Oh WOW! What a great idea!! :chili: I have to tell my husband something little to get me for Christmas from our daughter. That is just what I want. Thanks so much for the idea. And, it was in the craft department, correct??


----------



## bellaratamaltese (May 24, 2006)

Oh that is great! That would make a fantastic ringside bag also. the one i have now, OMG, I lose EVERYTHING in it, LOL. I'll have to check those out!


----------



## vjw (Dec 20, 2006)

> Oh WOW! What a great idea!! :chili: I have to tell my husband something little to get me for Christmas from our daughter. That is just what I want. Thanks so much for the idea. And, it was in the craft department, correct??[/B]


Yes, it was in the craft department. There's some color options too - solid royal blue, brown, and pink; and pink, red, and aqua blue ones with black trim.


----------



## tamizami (May 1, 2007)

Thats awesome! I am the same way....I call it grooming on impulse.
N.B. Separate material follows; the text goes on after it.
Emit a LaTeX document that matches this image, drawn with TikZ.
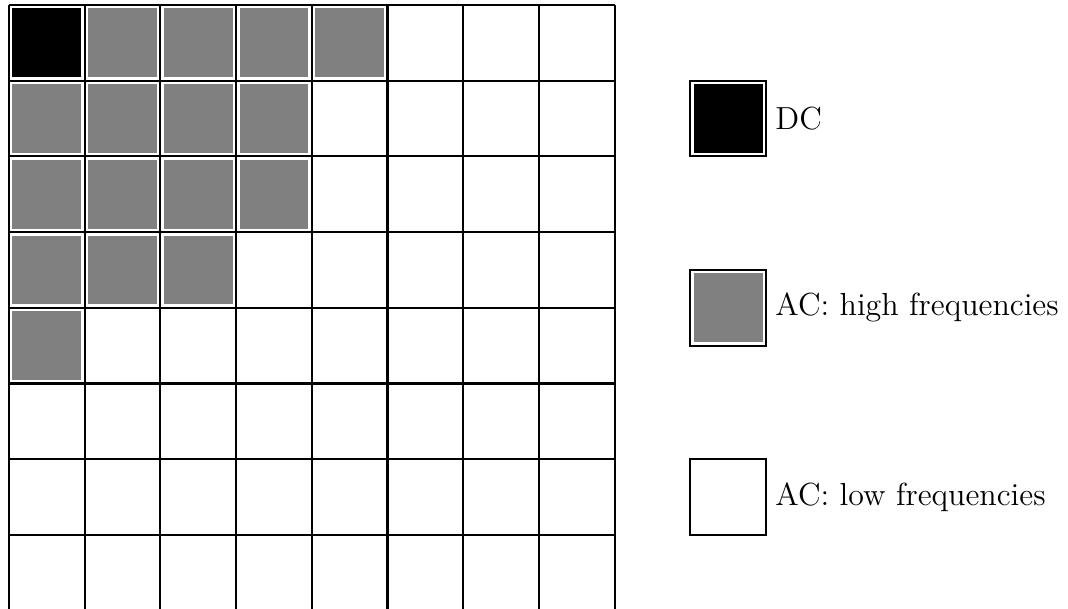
\documentclass[tikz,border=0pt]{standalone}
\begin{document}
\begin{tikzpicture}[x=1cm,y=1cm,font=\large]
\useasboundingbox (-0.119,0.034) rectangle (13.989,8.066);
\draw[thick] (0,0) grid (8,8);
\fill[black] (0.045,7.045) rectangle (0.955,7.955);
\foreach \c/\r in {1/7,2/7,3/7,4/7,0/6,1/6,2/6,3/6,0/5,1/5,2/5,3/5,0/4,1/4,2/4,0/3}
  \fill[gray] (\c+0.045,\r+0.045) rectangle (\c+0.955,\r+0.955);
\draw[thick] (9,6) rectangle (10,7); \fill[black] (9.045,6.045) rectangle (9.955,6.955);
\node[right] (dc) at (10,6.5) {DC};
\draw[thick] (9,3.5) rectangle (10,4.5); \fill[gray] (9.045,3.545) rectangle (9.955,4.455);
\node[right] (high) at (10,4) {AC: high frequencies};
\draw[thick] (9,1) rectangle (10,2);
\node[right] (low) at (10,1.5) {AC: low frequencies};
\end{tikzpicture}
\end{document}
I need to find one of those, thanks for sharing. Unfortunately Walmart doesn't have it online.


----------



## binniebee (Sep 27, 2007)

That is great! I have all my grooming supplies scattered throughout the house! The ones I use everyday (the comb, band scissors, bands, another comb, blunt nosed scissors) are all thrown into a "Junk Basket" on my coffee table! Midis tries to get them everynight to hide, eat or otherwise destroy, I imagine! A holder for them all would be great! Thanks for the tip! 

Cyndi


----------